* YOUR INSTRUCTIONS *
Wherever the word "chart" turns up in a line of the entries, copy that line.

* MATERIAL *
--- start ---

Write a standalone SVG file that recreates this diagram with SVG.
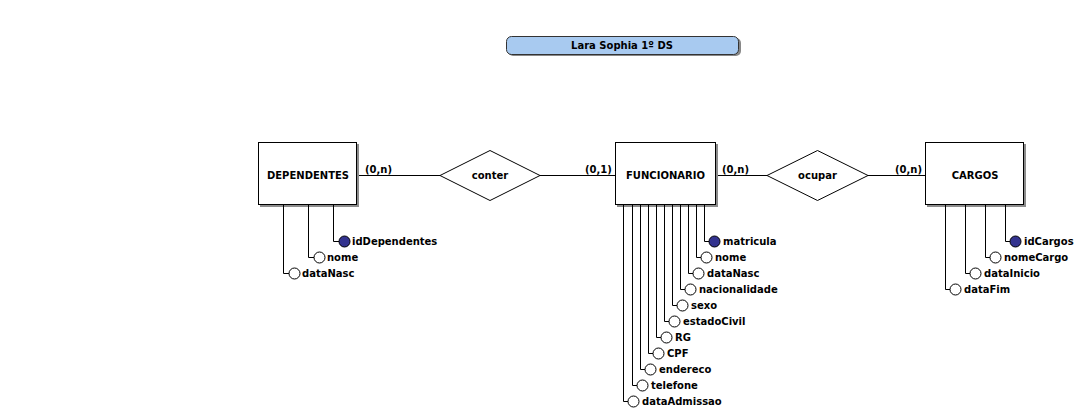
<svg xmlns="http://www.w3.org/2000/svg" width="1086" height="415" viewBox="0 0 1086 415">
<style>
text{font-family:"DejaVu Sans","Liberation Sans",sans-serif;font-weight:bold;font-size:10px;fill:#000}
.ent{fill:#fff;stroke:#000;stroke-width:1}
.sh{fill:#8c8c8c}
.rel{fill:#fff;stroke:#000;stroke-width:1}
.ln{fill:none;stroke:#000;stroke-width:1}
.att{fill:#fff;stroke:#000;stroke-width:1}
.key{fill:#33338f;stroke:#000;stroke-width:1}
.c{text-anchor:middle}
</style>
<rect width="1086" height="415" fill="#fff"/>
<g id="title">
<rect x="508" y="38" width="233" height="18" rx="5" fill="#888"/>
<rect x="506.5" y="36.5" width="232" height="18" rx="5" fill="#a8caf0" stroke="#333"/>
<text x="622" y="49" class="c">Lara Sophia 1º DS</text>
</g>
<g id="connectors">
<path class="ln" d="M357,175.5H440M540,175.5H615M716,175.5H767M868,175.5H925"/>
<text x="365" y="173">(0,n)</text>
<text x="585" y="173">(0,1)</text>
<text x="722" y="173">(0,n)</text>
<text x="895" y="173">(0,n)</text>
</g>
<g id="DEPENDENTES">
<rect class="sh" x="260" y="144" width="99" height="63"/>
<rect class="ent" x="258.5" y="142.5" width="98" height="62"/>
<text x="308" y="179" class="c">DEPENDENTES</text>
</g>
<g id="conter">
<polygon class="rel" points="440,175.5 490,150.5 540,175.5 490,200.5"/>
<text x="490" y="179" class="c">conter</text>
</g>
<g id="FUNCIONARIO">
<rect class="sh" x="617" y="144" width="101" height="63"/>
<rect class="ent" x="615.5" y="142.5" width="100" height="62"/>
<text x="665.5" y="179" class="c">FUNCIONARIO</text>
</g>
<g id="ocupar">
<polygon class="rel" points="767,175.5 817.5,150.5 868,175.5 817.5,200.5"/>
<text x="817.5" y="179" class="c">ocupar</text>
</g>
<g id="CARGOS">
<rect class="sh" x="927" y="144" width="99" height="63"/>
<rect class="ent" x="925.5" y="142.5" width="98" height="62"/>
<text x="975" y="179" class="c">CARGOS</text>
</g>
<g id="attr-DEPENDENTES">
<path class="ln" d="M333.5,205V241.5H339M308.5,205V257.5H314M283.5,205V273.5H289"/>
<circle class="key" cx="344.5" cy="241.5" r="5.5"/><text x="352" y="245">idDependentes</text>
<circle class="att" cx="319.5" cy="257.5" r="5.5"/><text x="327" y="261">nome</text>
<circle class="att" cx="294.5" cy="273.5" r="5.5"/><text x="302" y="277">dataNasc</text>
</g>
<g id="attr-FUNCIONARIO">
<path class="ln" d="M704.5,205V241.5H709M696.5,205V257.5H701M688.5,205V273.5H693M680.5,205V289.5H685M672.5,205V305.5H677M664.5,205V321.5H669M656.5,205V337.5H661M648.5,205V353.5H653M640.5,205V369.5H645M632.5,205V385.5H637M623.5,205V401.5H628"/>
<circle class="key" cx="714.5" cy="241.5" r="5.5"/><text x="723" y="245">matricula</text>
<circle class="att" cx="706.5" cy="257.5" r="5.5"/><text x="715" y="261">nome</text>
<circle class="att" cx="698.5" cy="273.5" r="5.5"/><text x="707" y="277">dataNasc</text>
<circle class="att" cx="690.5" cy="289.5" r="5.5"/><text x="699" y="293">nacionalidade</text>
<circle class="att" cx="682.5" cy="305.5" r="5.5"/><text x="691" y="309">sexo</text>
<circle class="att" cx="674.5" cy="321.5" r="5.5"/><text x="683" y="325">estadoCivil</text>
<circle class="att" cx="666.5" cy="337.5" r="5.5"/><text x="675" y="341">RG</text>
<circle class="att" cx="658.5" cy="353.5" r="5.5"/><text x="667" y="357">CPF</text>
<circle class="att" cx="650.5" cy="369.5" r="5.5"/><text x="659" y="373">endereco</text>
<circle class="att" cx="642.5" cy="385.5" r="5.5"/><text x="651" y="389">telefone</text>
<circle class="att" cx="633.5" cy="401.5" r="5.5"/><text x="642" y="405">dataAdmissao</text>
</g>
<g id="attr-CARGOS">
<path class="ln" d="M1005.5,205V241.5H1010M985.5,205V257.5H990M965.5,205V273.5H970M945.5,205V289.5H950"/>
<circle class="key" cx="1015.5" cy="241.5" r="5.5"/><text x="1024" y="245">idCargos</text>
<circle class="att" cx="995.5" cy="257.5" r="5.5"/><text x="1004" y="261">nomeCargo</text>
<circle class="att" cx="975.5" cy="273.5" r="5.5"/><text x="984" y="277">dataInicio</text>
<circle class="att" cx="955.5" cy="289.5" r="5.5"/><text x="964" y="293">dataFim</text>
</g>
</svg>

--- end ---
--- start ---

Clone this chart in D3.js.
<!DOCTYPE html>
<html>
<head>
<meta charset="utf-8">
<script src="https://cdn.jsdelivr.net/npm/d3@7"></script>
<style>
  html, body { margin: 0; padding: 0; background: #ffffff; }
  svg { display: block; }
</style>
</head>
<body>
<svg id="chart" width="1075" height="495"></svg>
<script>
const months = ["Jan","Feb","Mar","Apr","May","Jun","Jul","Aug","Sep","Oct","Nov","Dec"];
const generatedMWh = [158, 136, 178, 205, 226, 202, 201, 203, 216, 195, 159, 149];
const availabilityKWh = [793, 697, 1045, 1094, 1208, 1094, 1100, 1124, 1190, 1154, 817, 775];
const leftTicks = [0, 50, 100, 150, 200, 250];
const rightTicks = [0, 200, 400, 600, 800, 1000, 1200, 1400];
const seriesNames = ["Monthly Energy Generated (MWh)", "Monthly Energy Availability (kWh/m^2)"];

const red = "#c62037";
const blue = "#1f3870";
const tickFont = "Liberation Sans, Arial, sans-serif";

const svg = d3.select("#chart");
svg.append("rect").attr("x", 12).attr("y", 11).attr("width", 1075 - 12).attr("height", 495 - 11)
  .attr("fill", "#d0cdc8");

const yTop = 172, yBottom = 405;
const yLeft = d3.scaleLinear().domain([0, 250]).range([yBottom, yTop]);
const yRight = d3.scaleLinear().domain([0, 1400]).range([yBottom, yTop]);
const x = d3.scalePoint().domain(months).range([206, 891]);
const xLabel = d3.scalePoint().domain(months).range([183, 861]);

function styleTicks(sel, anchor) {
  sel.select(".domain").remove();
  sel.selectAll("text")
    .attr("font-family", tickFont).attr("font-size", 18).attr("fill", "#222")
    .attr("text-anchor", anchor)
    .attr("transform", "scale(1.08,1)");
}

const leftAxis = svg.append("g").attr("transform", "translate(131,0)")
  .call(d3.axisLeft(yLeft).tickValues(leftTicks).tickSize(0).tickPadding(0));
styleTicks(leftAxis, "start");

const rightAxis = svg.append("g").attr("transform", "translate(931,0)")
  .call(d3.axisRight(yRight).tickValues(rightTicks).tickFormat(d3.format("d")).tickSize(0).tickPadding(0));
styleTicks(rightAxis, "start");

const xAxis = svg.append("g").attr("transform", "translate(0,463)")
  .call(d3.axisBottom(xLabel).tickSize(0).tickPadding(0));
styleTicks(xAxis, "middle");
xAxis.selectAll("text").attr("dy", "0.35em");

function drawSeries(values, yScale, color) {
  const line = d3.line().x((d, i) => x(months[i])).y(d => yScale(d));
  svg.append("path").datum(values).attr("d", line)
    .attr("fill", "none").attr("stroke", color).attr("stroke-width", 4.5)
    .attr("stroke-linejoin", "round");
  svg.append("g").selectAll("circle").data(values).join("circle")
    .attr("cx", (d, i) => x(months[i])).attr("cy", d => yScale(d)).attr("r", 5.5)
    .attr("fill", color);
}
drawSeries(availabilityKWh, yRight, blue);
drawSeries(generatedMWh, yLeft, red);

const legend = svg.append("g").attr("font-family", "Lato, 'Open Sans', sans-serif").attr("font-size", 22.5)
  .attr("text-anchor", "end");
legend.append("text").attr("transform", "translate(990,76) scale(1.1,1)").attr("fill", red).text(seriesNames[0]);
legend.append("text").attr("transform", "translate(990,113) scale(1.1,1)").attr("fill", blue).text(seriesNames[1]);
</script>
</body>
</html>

--- end ---

* CORRECT RESULT *
Clone this chart in D3.js.
<svg id="chart" width="1075" height="495"></svg>
const svg = d3.select("#chart");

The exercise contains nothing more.